- Given data
◇ ◇ ◇ ◇ ◇
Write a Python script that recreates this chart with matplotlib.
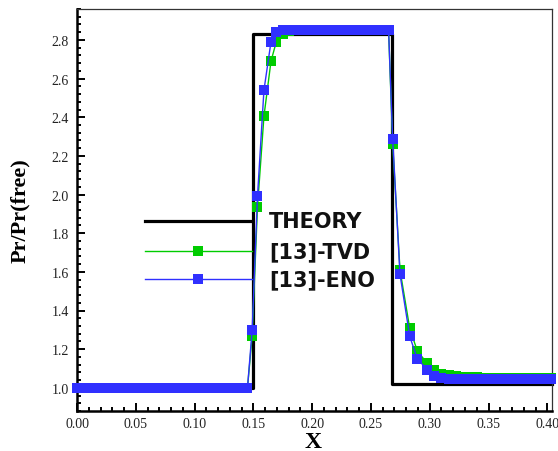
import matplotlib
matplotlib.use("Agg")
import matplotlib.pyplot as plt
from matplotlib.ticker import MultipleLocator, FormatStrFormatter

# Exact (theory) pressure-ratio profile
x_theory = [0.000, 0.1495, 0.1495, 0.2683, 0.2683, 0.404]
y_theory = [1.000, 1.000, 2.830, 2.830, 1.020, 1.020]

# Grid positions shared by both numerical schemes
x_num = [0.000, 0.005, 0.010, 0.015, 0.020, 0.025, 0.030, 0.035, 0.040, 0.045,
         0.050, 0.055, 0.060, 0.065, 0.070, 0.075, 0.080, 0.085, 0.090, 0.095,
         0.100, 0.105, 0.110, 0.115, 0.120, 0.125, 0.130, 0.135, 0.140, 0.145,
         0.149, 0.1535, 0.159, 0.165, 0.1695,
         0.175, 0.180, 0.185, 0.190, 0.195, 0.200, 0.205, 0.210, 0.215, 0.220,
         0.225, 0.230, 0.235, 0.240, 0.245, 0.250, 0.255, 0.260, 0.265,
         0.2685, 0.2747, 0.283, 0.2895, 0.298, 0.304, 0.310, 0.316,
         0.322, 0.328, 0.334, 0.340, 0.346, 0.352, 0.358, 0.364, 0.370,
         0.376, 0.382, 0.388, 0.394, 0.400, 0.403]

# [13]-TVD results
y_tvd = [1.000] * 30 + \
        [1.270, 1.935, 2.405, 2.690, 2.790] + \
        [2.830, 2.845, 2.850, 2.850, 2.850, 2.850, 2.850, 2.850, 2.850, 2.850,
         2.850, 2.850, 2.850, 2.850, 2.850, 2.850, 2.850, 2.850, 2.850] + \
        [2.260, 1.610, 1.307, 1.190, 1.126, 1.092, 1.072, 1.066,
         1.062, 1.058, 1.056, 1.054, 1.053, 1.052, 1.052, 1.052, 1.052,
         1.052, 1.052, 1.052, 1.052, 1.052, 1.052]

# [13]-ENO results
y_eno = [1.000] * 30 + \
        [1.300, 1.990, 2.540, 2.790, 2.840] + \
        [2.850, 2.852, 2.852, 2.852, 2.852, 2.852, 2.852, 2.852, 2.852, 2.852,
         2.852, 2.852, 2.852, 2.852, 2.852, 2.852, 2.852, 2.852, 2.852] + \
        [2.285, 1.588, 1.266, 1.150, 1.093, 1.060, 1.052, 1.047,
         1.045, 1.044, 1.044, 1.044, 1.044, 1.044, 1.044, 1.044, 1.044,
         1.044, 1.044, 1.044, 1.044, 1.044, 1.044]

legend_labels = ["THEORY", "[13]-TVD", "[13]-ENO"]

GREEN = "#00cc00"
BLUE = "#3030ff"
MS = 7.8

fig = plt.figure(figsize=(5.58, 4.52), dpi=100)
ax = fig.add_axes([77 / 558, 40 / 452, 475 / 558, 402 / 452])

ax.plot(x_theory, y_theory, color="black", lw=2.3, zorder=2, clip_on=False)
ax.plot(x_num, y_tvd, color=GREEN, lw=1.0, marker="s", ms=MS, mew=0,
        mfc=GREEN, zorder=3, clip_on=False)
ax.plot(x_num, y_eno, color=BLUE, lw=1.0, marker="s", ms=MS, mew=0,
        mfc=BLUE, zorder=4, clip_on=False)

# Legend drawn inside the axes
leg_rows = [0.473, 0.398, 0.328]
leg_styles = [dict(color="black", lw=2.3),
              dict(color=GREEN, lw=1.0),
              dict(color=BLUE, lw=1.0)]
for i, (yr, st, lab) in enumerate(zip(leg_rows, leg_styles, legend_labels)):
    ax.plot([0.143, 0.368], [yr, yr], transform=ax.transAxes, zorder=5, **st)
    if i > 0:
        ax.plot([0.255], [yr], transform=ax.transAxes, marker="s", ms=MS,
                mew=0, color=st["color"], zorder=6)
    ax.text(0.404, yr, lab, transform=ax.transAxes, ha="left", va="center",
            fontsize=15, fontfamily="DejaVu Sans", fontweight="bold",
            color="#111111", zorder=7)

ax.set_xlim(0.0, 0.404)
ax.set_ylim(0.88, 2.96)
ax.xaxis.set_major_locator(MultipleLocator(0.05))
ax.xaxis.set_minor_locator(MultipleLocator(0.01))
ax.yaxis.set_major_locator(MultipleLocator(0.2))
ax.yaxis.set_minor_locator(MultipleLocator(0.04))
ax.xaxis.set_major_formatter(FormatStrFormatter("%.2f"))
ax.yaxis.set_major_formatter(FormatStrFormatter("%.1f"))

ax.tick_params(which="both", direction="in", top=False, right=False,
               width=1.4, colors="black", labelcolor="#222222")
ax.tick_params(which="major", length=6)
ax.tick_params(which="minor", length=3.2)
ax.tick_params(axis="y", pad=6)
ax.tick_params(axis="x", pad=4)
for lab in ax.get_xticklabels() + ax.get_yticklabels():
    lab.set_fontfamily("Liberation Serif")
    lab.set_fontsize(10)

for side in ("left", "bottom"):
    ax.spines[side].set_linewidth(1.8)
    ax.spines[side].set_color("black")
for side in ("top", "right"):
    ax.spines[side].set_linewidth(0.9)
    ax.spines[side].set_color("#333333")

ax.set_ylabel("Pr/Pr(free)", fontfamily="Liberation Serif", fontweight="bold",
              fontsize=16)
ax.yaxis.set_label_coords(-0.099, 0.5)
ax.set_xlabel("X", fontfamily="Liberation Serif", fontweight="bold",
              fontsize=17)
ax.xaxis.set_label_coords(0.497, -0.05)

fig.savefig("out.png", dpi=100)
◇ ◇ ◇ ◇ ◇
Restate the data word for word from its first line through the line with "0.376, 0.382, 0.388, 0.394, 0.400, 0.403]", leaving out any picture along the way.

Write a Python script that recreates this chart with matplotlib.
import matplotlib
matplotlib.use("Agg")
import matplotlib.pyplot as plt
from matplotlib.ticker import MultipleLocator, FormatStrFormatter

# Exact (theory) pressure-ratio profile
x_theory = [0.000, 0.1495, 0.1495, 0.2683, 0.2683, 0.404]
y_theory = [1.000, 1.000, 2.830, 2.830, 1.020, 1.020]

# Grid positions shared by both numerical schemes
x_num = [0.000, 0.005, 0.010, 0.015, 0.020, 0.025, 0.030, 0.035, 0.040, 0.045,
         0.050, 0.055, 0.060, 0.065, 0.070, 0.075, 0.080, 0.085, 0.090, 0.095,
         0.100, 0.105, 0.110, 0.115, 0.120, 0.125, 0.130, 0.135, 0.140, 0.145,
         0.149, 0.1535, 0.159, 0.165, 0.1695,
         0.175, 0.180, 0.185, 0.190, 0.195, 0.200, 0.205, 0.210, 0.215, 0.220,
         0.225, 0.230, 0.235, 0.240, 0.245, 0.250, 0.255, 0.260, 0.265,
         0.2685, 0.2747, 0.283, 0.2895, 0.298, 0.304, 0.310, 0.316,
         0.322, 0.328, 0.334, 0.340, 0.346, 0.352, 0.358, 0.364, 0.370,
         0.376, 0.382, 0.388, 0.394, 0.400, 0.403]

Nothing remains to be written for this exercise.